Ireland’s 12-Test winning streak, a Six Nations Grand Slam, the European domination of Leinster and a Wallabies side in transition have all led to Joe Schmidt’s men touching down in Oz as the team to beat. Australia coach Michael Cheika is keen to play up is side as underdogs but few in the local media are crowing about a series win.

It is all very weird. All very non-Australian.

We were joined by Australian rugby pundit Alex Broun on The Hard Yards and [from 8:00 below] he painted a rosy picture for Irish rugby fans about the three-Test series.

While Broun waxed lyrical on the immense talents on hand for Schmidt – “phenomenal” James Ryan and ‘Irish Jonah Lomu’ Jacob Stockdale – he was not so effusive about Australia. He commented:

“Cheika has some big decisions to make when he sits down to pick that team. Most of the starting 15 come from the Waratahs, and they have been in pretty poor form in the Super Rugby this season, to tell you the truth.

“A lot of the players come from the Rebels too and that is basically a team made up out of combining the Western Force, who are now defunct, and the [Melbourne] Rebels. So they are a team that are just finding their feet.

“And Cheika just keeps throwing Hail Mary passes. I mean Tom Banks has been selected. Tom Banks, eight months ago, was tiling bathrooms and now he’s in the Wallabies squad.

“They’ve got a lot of decisions to make and, also, they have to make them in only six days. They finished playing Super Rugby on Sunday and they play Ireland on Saturday.

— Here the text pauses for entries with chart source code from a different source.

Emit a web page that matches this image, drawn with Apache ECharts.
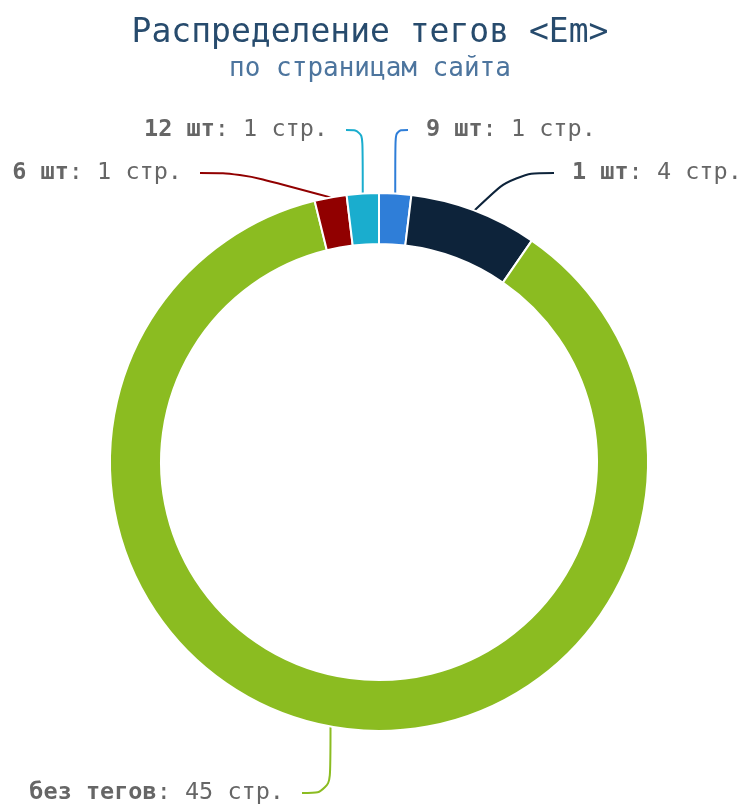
<!DOCTYPE html>
<html><head><meta charset="utf-8">
<script src="https://cdn.jsdelivr.net/npm/echarts@6/dist/echarts.min.js"></script>
<style>html,body{margin:0;padding:0;background:#fff}#c{width:740px;height:805px}</style>
</head><body><div id="c"></div>
<script>
const categories = ['9 шт', '1 шт', 'без тегов', '6 шт', '12 шт'];
const pages = [1, 4, 45, 1, 1];
const colors = ['#2f7ed8', '#0d233a', '#8bbc21', '#910000', '#1aadce'];
const titleText = 'Распределение тегов <Em>';
const subtitleText = 'по страницам сайта';

// label anchor placement (layout only)
const gap = 18;
const labelPlace = [
  {x: 426 - gap, y: 130, align: 'left'},
  {x: 572 - gap, y: 173, align: 'left'},
  {x: 284 + gap, y: 793, align: 'right'},
  {x: 182 + gap, y: 173, align: 'right'},
  {x: 328 + gap, y: 130, align: 'right'}
];

const chart = echarts.init(document.getElementById('c'));
const font = 'DejaVu Sans Mono';
chart.setOption({
  animation: false,
  title: {
    text: titleText, subtext: subtitleText, left: 'center', top: 12, itemGap: 6,
    padding: [5, 5, 5, 23],
    textStyle: {fontFamily: font, fontSize: 33, fontWeight: 'normal', color: '#274b6d'},
    subtextStyle: {fontFamily: font, fontSize: 26, color: '#4d759e'}
  },
  series: [{
    type: 'pie',
    center: [379, 462],
    radius: [218, 269],
    startAngle: 90,
    clockwise: true,
    itemStyle: {borderColor: '#fff', borderWidth: 2},
    label: {
      overflow: 'none',
      formatter: function (p) {
        const body = '{n|' + p.name + '}{v|: ' + p.value + ' стр.}';
        return labelPlace[p.dataIndex].align === 'left' ? '{s|}' + body : body + '{s|}';
      },
      rich: {
        s: {width: gap},
        n: {fontFamily: font, fontSize: 23.5, fontWeight: 'bold', color: '#666'},
        v: {fontFamily: font, fontSize: 23.5, color: '#666'}
      }
    },
    labelLine: {length: 30, length2: 40, smooth: 0.4, lineStyle: {width: 2}},
    labelLayout: function (p) {
      const l = labelPlace[p.dataIndex];
      return {x: l.x, y: l.y, align: l.align, verticalAlign: 'middle'};
    },
    data: categories.map((c, i) => ({name: c, value: pages[i], itemStyle: {color: colors[i]}}))
  }]
});
</script></body></html>
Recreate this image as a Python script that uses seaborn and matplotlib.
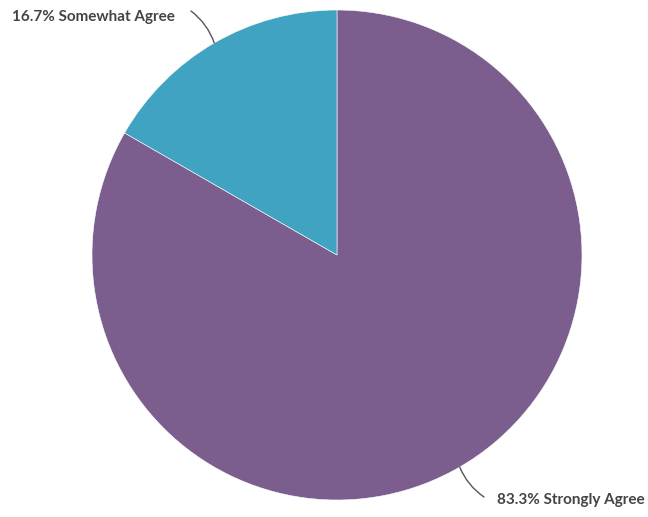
import numpy as np
import matplotlib
matplotlib.use("Agg")
import matplotlib.pyplot as plt
import seaborn as sns

# Survey response shares
categories = ["Strongly Agree", "Somewhat Agree"]
shares = [83.3, 16.7]
colors = ["#7B5E8E", "#40A3C2"]

sns.set_theme(style="white")
plt.rcParams["font.family"] = ["Lato", "DejaVu Sans"]

W, H = 648, 517
fig = plt.figure(figsize=(W / 100, H / 100), dpi=100)
ax = fig.add_axes([0, 0, 1, 1])

cx, cy, r = 337, H - 255, 245
start = 90
ax.pie(shares, colors=colors, startangle=start, counterclock=False,
       center=(cx, cy), radius=r, frame=True,
       wedgeprops=dict(linewidth=0.4, edgecolor="white"))
ax.set_xlim(0, W)
ax.set_ylim(0, H)
ax.set_aspect("equal")
ax.axis("off")

# Leader lines from wedge midpoints to labels
cum = np.cumsum([0] + shares)
label_spec = {
    "Strongly Agree": dict(end=(484, H - 497), text=(497, H - 500), rad=-0.15),
    "Somewhat Agree": dict(end=(191, H - 11), text=(12, H - 17), rad=-0.15),
}
for i, (cat, val) in enumerate(zip(categories, shares)):
    mid = start - 360 * (cum[i] + val / 2) / 100
    ex = cx + r * np.cos(np.radians(mid))
    ey = cy + r * np.sin(np.radians(mid))
    spec = label_spec[cat]
    ax.annotate("", xy=(ex, ey), xytext=spec["end"],
                arrowprops=dict(arrowstyle="-", color="#555555", lw=1.0,
                                shrinkA=0, shrinkB=0,
                                connectionstyle=f"arc3,rad={spec['rad']}"))
    ax.text(spec["text"][0], spec["text"][1], f"{val:.1f}% {cat}",
            ha="left", va="center", fontsize=11, fontweight="bold",
            color="#444444")

fig.savefig("out.png", dpi=100)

So, the questions he has to answer in such a short period of time make this incredibly difficult for the Wallabies. I, personally, can’t see anything other than an Irish victory.”

Former Munster and Ireland centre James Downey has watched a bit of Banks in Super Rugby action this season and believes the 23-year-old has been selected on form. Broun suspects Ceika may be deliberately trying to down-play his side’s chances of victory but added, “I think Australia are confident but I’m not sure where that confidence comes from.

“In years past,” he admitted, “there would be an element of down-playing and saying we’re not sure about this and that guy but we’d know 100% how good they really are.

“There are some good players but Michael Hooper, the young captain, is not in great form. Adam Coleman from the Rebels, a lock forward, he’s a great player and you’ll really admire him during the tour. Will Genia has been injured. Kurtley Beale has been a bit up and down.

“The one player who is absolutely outstanding and world-class is obviously Israel Folau but Israel has his own issues revolving around these quite strong tweets he has been sending out about various issues. There’s a bit of a cloud hanging over him.”

The biggest problem, the Sport 360 pundit feels, is at hooker. Veteran No.2 Stephen Moore recently retired and Tatafu Polota-Nau has not been selected after moving to England. Jordan Uelese was next in line but the Rebels hooker was injured in Super Rugby action at the weekend.

“They are bringing in a fourth-choice hooker, Brandon Paenga-Amosa, from the Reds,” Broun notes, “and the fifth choice? I’m not really sure who that is, to be honest!”

For the record, that hooker is 23-year-old Folau Fainga’a. Paenga-Amosa, who is in line to start on Saturday, is a former garbage collector who told Australian reporters that he’ll be ‘doing it for the garbos’ against Ireland.

The other crumbs of comfort, according to Broun, are Reece Hodge and a Wallabies pack that will not dominate their counterparts but hold their own… just about.